At a pivotal moment in the history of a supercrop, Hudson Hemp is cultivating a long-term vision of a cannabis industry in which social justice, sustainability, and wellness are the gold standard.
The woman-owned regenerative agriculture and research company, based at Old Mud Creek Farm in Columbia County, is gearing up to launch a line of CBD-based health and beauty products in 2019. It’s just one facet of the business, which lives at an intersection of agriculture and culture, stewardship and wellness. And with the legalization of industrial hemp in the 2018 Farm Bill, the scalability of their tactics just took a great leap forward.
“I was very happy to see the bill passed to normalize hemp at the federal level,” says Benjamin Banks-Dobson, Hudson Hemp’s CEO and farm manager. “It will open up opportunities in parts of the country that desperately need a new staple crop, and it will enable us to reassess major supply chains for essentials like paper goods, food, fuel, and building materials."
Even in the wake of federal legalization, a faint whiff of stigma follows the subject of hemp. A non-psychoactive strain of the cannabis plant, hemp was made illegal alongside its THC-containing cousin in 1937, after centuries of peaceful use of its fibers for paper, cordage, and fabric. (Unlike a tree, the hemp plant grows from seed to harvest in about three months.) More and more uses have been found in recent history: biofuels, heart-healthy foods and beverages, bioplastics, building materials, solvents and a wide range of wellness products.
And if that weren’t enough to establish the plant’s cred as the ultimate Giving Tree, hemp is an ideal companion crop for organic growers. It requires little water and no pesticides and increases carbon and microbial content in soil to make it more fertile while removing contaminants. Hemp has even been used to remediate irradiated soil in Chernobyl.
Along with producing organic hemp oil distillate and CBD isolate for the booming wholesale market, Hudson Hemp is committed to the whole plant and its biodynamic properties. Partnerships with regenerative agriculture researchers Hudson Carbon and agricultural genomics company Phylos Bioscience position Hudson firmly on the leading edge of regenerative ag as well as of the emerging cannabis industry, which some fear will get swallowed up in profit-seeking and leave social and racial equity by the wayside.
, in “a world where plant medicine restores the earth, the people, and their industries,” according to the company’s mission statement.
CBD products are at a curious juncture indeed. While the FDA maintains that the cannabinoid is a drug, and therefore an illegal additive to food or medicine, mounting scientific and massive anecdotal evidence indicates its safety and effectiveness for a host of health conditions. As a natural substance, cannabidiol interacts with the human body’s endocannabinoid system to promote homeostasis, offering relief anxiety, pain, and inflammation.

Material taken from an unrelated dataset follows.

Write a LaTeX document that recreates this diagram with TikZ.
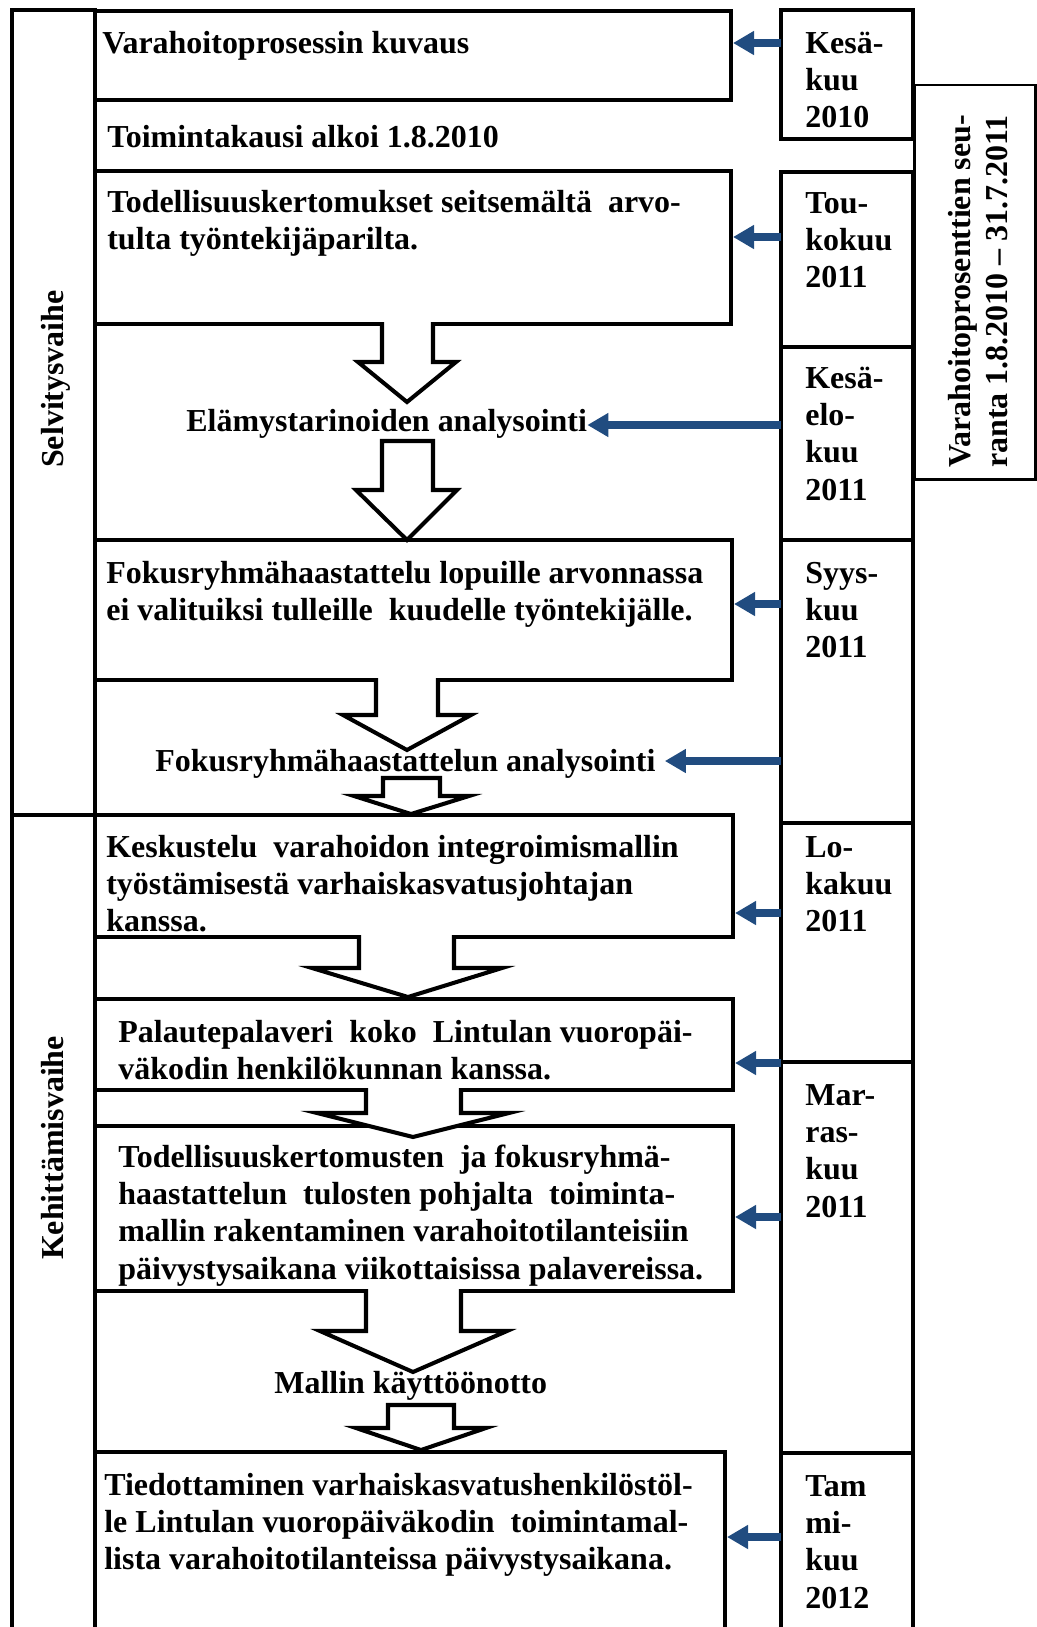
\documentclass[tikz,border=0pt]{standalone}
\usepackage{fontspec}
\setmainfont{Liberation Serif}
\usetikzlibrary{arrows.meta,fit}
\definecolor{arrowblue}{RGB}{33,76,128}

% multi-line left-aligned text whose baseline is the first line
\newcommand\lns[1]{\begin{tabular}[t]{@{}l@{}}#1\end{tabular}}

% hollow block arrow whose top is open into the box above
% #1 shaft left, #2 shaft right, #3 wing left, #4 wing right, #5 tip x,
% #6 shaft top, #7 wing level, #8 tip y
\newcommand\openblockarrow[8]{%
  \fill[white] (#1,#6-3) -- (#1,#7) -- (#3,#7) -- (#5,#8) -- (#4,#7) -- (#2,#7) -- (#2,#6-3) -- cycle;
  \draw[blockline] (#1,#6-2) -- (#1,#7) -- (#3,#7) -- (#5,#8) -- (#4,#7) -- (#2,#7) -- (#2,#6-2);
}
% hollow block arrow with a closed top
\newcommand\closedblockarrow[8]{%
  \filldraw[blockline, fill=white] (#1,#6) -- (#1,#7) -- (#3,#7) -- (#5,#8) -- (#4,#7) -- (#2,#7) -- (#2,#6) -- cycle;
}

\tikzset{
  frame/.style={draw, line width=2.3pt, inner sep=0pt},
  thinframe/.style={draw, line width=1.7pt, inner sep=0pt},
  blockline/.style={line width=2.3pt, line join=miter, miter limit=20},
  txt/.style={anchor=base west, inner sep=0pt, font=\fontsize{18.2}{21.3}\selectfont\bfseries},
  phaselbl/.style={anchor=base, rotate=90, inner sep=0pt, font=\fontsize{18.2}{21.3}\selectfont\bfseries},
  bluearr/.style={draw=arrowblue, line width=4.3pt, -{Triangle[length=12pt,width=13pt]}}
}

\begin{document}
\begin{tikzpicture}[x=0.02cm, y=-0.02cm]
\useasboundingbox (0,0) rectangle (1037,1627);
\clip (0,0) rectangle (1037,1627);

% phase column on the left
\node[frame, fit={(12,10) (95,815)}] (phase1) {};
\node[frame, fit={(12,815) (95,1660)}] (phase2) {};
\node[phaselbl] (phase1lbl) at (63,379) {Selvitysvaihe};
\node[phaselbl] (phase2lbl) at (63,1148) {Kehittämisvaihe};

% process boxes
\node[frame, fit={(95,11) (731,100)}] (b1) {};
\node[frame, fit={(95,171) (731,324)}] (b2) {};
\node[frame, fit={(95,540) (732,680)}] (b3) {};
\node[frame, fit={(95,815) (733,937)}] (b4) {};
\node[frame, fit={(95,999) (733,1090)}] (b5) {};
\node[frame, fit={(95,1126) (733,1291)}] (b6) {};
\node[frame, fit={(95,1452) (725,1660)}] (b7) {};

% month column
\node[frame, fit={(781,10) (913,139)}] (m1) {};
\node[frame, fit={(781,172) (913,347)}] (m2) {};
\node[frame, fit={(781,347) (913,540)}] (m3) {};
\node[frame, fit={(781,540) (913,823)}] (m4) {};
\node[frame, fit={(781,823) (913,1062)}] (m5) {};
\node[frame, fit={(781,1062) (913,1453)}] (m6) {};
\node[frame, fit={(781,1453) (913,1660)}] (m7) {};

% follow-up period box
\node[thinframe, fit={(914,85) (1035,479)}] (follow) {};

% block arrows between the steps
\openblockarrow{382}{433}{358}{456}{407}{324}{362}{402}
\closedblockarrow{382}{433}{356}{457}{407}{441}{490}{540}
\openblockarrow{376}{438}{343}{471}{407}{680}{715}{750}
\closedblockarrow{383}{440}{354}{469}{411}{778}{796}{814}
\openblockarrow{359}{454}{312}{502}{408}{937}{968}{997}
\openblockarrow{366}{461}{317}{509}{413}{1090}{1113}{1137}
\openblockarrow{366}{461}{320}{507}{413}{1291}{1331}{1372}
\closedblockarrow{388}{454}{356}{486}{421}{1405}{1428}{1450}

% step texts
\node[txt] (t1) at (102,53) {Varahoitoprosessin kuvaus};
\node[txt] (t0) at (107,147) {Toimintakausi alkoi 1.8.2010};
\node[txt] (t2) at (107,212) {\lns{Todellisuuskertomukset seitsemältä\ \ arvo-\\tulta työntekijäparilta.}};
\node[txt] (elam) at (186,431) {Elämystarinoiden analysointi};
\node[txt] (t3) at (106,583) {\lns{Fokusryhmähaastattelu lopuille arvonnassa\\ei valituiksi tulleille\ \ kuudelle työntekijälle.}};
\node[txt] (fan) at (155,771) {Fokusryhmähaastattelun analysointi};
\node[txt] (t4) at (106,857) {\lns{Keskustelu\ \ varahoidon integroimismallin\\työstämisestä varhaiskasvatusjohtajan\\kanssa.}};
\node[txt] (t5) at (118,1042) {\lns{Palautepalaveri\ \ koko\ \ Lintulan vuoropäi-\\väkodin henkilökunnan kanssa.}};
\node[txt] (t6) at (118,1167) {\lns{Todellisuuskertomusten\ \ ja fokusryhmä-\\haastattelun\ \ tulosten pohjalta\ \ toiminta-\\mallin rakentaminen varahoitotilanteisiin\\päivystysaikana viikottaisissa palavereissa.}};
\node[txt] (mal) at (274,1393) {Mallin käyttöönotto};
\node[txt] (t7) at (104,1495) {\lns{Tiedottaminen varhaiskasvatushenkilöstöl-\\le Lintulan vuoropäiväkodin\ \ toimintamal-\\lista varahoitotilanteissa päivystysaikana.}};

% month texts
\node[txt] (m1t) at (805,53) {\lns{Kesä-\\kuu\\2010}};
\node[txt] (m2t) at (805,213) {\lns{Tou-\\kokuu\\2011}};
\node[txt] (m3t) at (805,388) {\lns{Kesä-\\elo-\\kuu\\2011}};
\node[txt] (m4t) at (805,583) {\lns{Syys-\\kuu\\2011}};
\node[txt] (m5t) at (805,857) {\lns{Lo-\\kakuu\\2011}};
\node[txt] (m6t) at (805,1105) {\lns{Mar-\\ras-\\kuu\\2011}};
\node[txt] (m7t) at (805,1496) {\lns{Tam\\mi-\\kuu\\2012}};

% follow-up period text, read from bottom to top
\node[txt, rotate=90] (followt) at (970,468) {\lns{Varahoitoprosenttien seu-\\ranta 1.8.2010 -- 31.7.2011}};

% month pointers
\coordinate (a1) at (781,43);
\coordinate (a2) at (781,237);
\coordinate (a3) at (781,425);
\coordinate (a4) at (781,604);
\coordinate (a5) at (781,761);
\coordinate (a6) at (781,913);
\coordinate (a7) at (781,1063);
\coordinate (a8) at (781,1217);
\coordinate (a9) at (781,1537);
\coordinate (fanend) at ([xshift=0.18cm]fan.east);
\draw[bluearr] (a1) -- (a1 -| b1.east);
\draw[bluearr] (a2) -- (a2 -| b2.east);
\draw[bluearr] (a3) -- (a3 -| elam.east);
\draw[bluearr] (a4) -- (a4 -| b3.east);
\draw[bluearr] (a5) -- (a5 -| fanend);
\draw[bluearr] (a6) -- (a6 -| b4.east);
\draw[bluearr] (a7) -- (a7 -| b5.east);
\draw[bluearr] (a8) -- (a8 -| b6.east);
\draw[bluearr] (a9) -- (a9 -| b7.east);
\end{tikzpicture}
\end{document}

Companies making specific health claims have received warning letters, even as more states and countries move forward with outright medical marijuana legalization and research. But despite the murkiness, CBD oil is projected to become a billion-dollar market by 2020.
When the New York Industrial Hemp Agricultural Research Initiative was expanded to include farmers in 2017, Hudson Hemp’s application was one of the first to be approved. They’ve collaborated with like-minded retailers on product development; products made with their CBD oil can be purchased through Alchemist Kitchen, (Plant Alchemy CBD Oil) Hudson Standard (Watermelon Chill Shrub), Cocorau (CBD raw cacao bites and adaptogenic herb powders), and the Elevated Apothecary line from Source Adage Fragrances.
Banks-Dobson is excited to be moving into production with Hudson Hemp's own Treaty line of wellness products. “It’s been going very well,” he says of the whole operation. “This is our second year of processing, the clean room is ready to go, and we expect to be launching product somewhere around March." But he remains adamant that Hudson Hemp's main focus will always be on the whole plant—and all its many applications. "We’re thinking of putting a small hempcrete building on the property as a demonstration project. And we’re looking into decorticating the fiber from the stalks, which opens up a whole new range of possibilities.”
According to Banks-Dobson, the Hudson Valley, with its once-again-growing ag sector, is well-positioned to benefit from the economic and ecological potential of cannabis cultivation. But then, so could the whole world if the word can be spread fast enough and far enough: the worst effects of climate change can still be avoided if farmers and land stewards widely adopt regenerative agricultural practices, and hemp delivers the goods in unique ways.
“The industrial revolution and industrial agriculture had benefits for humans, but it’s been horrific for the environment,” says Banks-Dobson. “If we retool our systems and supply chains, rebuild with a focus on regenerative practice and use what we know about hemp, we might get this ship turned around yet.”